The alternatives — car sharing, e-bikes, transit, or a combination of all three — have never been more practical or widely available. Communauto, Zipcar, Evo, and Modo have quietly grown into genuinely reliable transportation networks. Canadian transit systems, while imperfect, continue to improve. E-bikes are becoming a genuine year-round option in more cities.
The most frugal move isn’t always eliminating the car entirely. Sometimes it’s choosing the right used vehicle, insuring it properly, and driving it for 10 years. Sometimes it’s going from two vehicles to one. And sometimes — especially for younger urban Canadians — it’s realizing that you’ve been spending $16,000 a year on something you could replace for $3,000.

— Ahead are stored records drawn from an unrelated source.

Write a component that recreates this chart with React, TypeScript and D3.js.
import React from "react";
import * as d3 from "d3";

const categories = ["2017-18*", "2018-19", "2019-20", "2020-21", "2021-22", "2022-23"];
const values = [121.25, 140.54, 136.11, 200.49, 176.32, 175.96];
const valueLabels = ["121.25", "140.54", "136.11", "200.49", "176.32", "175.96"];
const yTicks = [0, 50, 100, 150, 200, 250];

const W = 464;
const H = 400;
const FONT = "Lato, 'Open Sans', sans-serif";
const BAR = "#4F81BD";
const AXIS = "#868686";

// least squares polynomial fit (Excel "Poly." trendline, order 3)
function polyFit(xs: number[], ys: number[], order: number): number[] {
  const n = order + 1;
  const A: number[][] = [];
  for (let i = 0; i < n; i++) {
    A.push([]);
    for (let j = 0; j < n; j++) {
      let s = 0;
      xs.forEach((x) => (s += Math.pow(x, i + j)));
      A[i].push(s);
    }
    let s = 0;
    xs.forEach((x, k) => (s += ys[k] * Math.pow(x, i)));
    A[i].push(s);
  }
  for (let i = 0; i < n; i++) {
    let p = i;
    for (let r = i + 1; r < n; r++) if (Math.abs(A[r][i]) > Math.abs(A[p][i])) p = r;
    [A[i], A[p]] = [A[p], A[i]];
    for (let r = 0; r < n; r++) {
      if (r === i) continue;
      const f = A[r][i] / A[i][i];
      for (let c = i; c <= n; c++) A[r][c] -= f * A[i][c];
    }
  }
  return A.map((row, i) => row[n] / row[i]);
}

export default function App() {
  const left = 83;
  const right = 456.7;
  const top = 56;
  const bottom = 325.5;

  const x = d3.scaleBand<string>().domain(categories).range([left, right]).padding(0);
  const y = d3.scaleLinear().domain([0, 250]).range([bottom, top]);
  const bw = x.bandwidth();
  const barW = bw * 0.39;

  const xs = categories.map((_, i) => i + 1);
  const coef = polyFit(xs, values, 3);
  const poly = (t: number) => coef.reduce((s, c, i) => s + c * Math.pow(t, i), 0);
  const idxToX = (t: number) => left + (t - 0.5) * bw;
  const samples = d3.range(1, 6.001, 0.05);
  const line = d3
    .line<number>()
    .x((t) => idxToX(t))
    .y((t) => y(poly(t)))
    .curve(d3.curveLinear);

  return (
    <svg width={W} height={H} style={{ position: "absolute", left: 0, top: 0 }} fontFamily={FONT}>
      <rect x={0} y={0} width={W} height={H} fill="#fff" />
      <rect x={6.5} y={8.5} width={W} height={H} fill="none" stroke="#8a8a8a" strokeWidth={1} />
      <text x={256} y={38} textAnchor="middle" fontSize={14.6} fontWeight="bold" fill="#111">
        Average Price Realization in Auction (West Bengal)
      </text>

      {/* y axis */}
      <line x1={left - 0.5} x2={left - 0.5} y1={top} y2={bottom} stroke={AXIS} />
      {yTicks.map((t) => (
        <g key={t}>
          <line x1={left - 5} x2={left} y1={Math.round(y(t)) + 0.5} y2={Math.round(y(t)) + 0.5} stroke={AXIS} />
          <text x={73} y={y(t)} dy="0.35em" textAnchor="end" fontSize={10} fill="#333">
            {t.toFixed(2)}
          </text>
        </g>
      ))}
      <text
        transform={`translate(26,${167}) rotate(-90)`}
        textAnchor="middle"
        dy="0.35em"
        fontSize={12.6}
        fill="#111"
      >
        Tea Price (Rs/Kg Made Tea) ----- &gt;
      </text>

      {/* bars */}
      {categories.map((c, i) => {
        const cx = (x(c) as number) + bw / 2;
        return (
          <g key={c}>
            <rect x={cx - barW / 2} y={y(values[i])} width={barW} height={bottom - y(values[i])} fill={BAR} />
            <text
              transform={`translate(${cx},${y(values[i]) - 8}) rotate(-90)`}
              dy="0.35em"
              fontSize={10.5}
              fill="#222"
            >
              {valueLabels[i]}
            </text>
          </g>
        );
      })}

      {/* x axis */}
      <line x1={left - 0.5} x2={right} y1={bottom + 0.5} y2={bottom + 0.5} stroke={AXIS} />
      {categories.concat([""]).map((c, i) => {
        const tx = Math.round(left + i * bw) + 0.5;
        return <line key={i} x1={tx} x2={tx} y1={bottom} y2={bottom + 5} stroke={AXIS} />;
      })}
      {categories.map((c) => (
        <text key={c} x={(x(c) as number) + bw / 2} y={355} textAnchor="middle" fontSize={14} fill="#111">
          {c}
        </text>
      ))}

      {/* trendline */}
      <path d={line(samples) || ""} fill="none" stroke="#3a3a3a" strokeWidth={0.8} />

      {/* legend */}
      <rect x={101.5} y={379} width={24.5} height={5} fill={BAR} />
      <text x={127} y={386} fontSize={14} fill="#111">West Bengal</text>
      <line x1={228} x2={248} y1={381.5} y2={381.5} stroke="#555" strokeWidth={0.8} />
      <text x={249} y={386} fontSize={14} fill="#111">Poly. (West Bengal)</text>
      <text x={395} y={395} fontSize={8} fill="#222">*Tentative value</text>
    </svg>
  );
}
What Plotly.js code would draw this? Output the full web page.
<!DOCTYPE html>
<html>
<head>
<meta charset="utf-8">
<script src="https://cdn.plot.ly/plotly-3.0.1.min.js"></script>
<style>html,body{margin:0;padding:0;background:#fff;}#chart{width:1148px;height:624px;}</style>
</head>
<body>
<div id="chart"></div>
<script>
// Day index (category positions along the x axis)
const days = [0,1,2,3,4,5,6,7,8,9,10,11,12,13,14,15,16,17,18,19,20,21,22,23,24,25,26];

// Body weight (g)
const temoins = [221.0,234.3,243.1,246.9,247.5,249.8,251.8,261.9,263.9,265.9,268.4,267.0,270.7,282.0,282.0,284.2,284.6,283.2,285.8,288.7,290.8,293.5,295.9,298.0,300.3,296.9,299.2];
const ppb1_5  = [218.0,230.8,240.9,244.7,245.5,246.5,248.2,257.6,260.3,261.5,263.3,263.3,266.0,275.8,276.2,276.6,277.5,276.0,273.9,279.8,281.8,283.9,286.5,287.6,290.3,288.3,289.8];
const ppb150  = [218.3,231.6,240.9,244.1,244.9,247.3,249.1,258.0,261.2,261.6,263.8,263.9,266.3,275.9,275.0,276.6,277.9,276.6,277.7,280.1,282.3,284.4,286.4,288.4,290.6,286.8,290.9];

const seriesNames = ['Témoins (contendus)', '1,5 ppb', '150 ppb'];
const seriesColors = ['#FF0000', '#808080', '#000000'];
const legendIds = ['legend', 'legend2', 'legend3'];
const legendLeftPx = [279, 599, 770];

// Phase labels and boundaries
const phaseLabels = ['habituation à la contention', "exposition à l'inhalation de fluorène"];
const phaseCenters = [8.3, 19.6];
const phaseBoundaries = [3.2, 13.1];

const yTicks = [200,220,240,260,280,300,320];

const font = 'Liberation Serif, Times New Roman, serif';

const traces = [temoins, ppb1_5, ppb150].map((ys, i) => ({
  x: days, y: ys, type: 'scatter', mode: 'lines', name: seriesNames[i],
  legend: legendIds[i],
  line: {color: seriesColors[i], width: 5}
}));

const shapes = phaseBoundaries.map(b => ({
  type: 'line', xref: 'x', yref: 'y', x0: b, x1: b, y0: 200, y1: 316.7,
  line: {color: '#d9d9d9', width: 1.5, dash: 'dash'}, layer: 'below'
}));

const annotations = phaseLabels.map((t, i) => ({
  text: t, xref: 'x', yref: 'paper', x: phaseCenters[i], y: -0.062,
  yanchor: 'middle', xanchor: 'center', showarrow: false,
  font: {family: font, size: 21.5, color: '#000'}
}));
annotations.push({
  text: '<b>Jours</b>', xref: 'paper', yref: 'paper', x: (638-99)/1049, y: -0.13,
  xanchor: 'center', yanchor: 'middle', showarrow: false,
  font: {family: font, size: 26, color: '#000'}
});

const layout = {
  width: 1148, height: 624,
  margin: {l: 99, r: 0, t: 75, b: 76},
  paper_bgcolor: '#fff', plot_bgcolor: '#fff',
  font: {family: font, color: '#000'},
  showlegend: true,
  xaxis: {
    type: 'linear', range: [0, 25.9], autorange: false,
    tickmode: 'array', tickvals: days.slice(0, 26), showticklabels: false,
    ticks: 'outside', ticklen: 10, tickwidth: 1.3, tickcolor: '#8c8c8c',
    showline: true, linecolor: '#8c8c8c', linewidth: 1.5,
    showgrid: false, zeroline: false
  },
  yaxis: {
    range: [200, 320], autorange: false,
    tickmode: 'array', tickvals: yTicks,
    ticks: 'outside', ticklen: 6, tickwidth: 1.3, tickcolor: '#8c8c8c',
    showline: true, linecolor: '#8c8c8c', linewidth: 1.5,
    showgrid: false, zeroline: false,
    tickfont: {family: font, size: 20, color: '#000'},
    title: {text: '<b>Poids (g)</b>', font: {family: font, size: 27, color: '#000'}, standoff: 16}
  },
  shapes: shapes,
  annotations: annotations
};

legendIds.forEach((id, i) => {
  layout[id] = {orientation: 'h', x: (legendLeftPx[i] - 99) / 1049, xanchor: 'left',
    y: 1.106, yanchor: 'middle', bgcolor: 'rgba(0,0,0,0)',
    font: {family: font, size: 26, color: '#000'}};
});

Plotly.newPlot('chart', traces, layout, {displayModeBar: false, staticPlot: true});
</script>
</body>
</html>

💡 Key Takeaways: Car ownership in Canada averages $1,373/month ($16,500/yr) in 2026. Depreciation is the largest single cost most people ignore. Used vehicles (3-5 yrs) offer significantly better value than new. If you drive under ~10,000 km/year, car-sharing is likely cheaper. Car-sharing + transit can save $8,000–$12,000/year for urban Canadians. Use CAA’s free calculator (carcosts.caa.ca) before any vehicle purchase.
This article is for informational purposes only and represents general estimates based on publicly available data. Individual costs vary significantly based on province, driving habits, vehicle choice, and personal financial situation. Always consult a qualified financial advisor for personalized advice. FrugalLiving.ca does not have paid partnerships with any brands mentioned in this article.